The third point is that ultimately, federal minimum wage legislation coerces employers into doing things. Uncle Sam basically digs his hand into your pocket and then puts what he grabs into someone else’s pocket. And of course, Uncle Sam gets more tax revenue from the money he’s redistributing between pockets. Furthermore, the government creates no real value in federal minimum wage legislation. They simply enact a rule on a whim, yet the burden of executing that whim falls totally in the hands of employers who have no recourse in the matter. That isn’t capitalism or the American way—that’s dictatorship.

C.H.E. Sadaphal Minimum Wage Quote

I’m not an economist, but here’s a crazy idea using the all-powerful tool of voluntary persuasion: the current federal minimum wage floor stays the same, but for all employers who have greater than a certain number of employees, they are granted a federal tax credit (not a tax deduction) for any raises granted to all the employees that currently make minimum wage.
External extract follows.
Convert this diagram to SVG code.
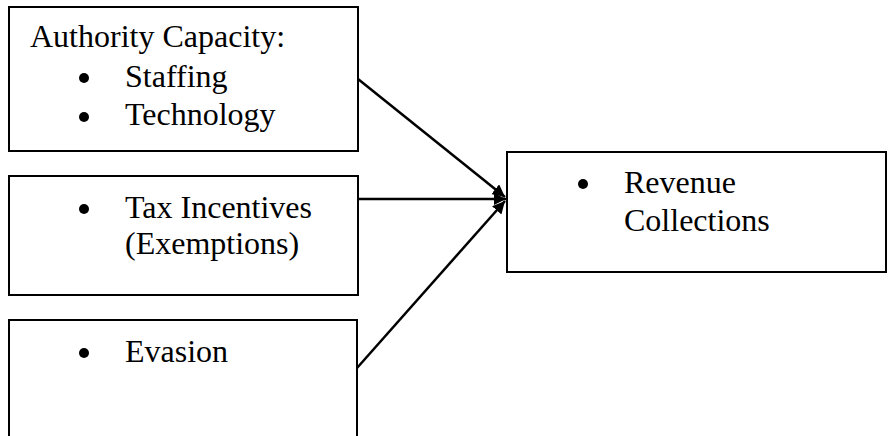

Of course, the rule would be voluntary, but employers would now have an economic incentive to pay people more money. Resultantly, people get paid more and the government gets paid less. Now, employers willingly and voluntarily give a pay raise that they deem just to their own productive employees whom they know and Uncle Sam keeps his greedy little hands out of everyone’s pockets. Pay goes up, business owners get to run their own businesses, and the government takes a back seat while everyday Americans get to work and make money. That sounds more like the American way to me.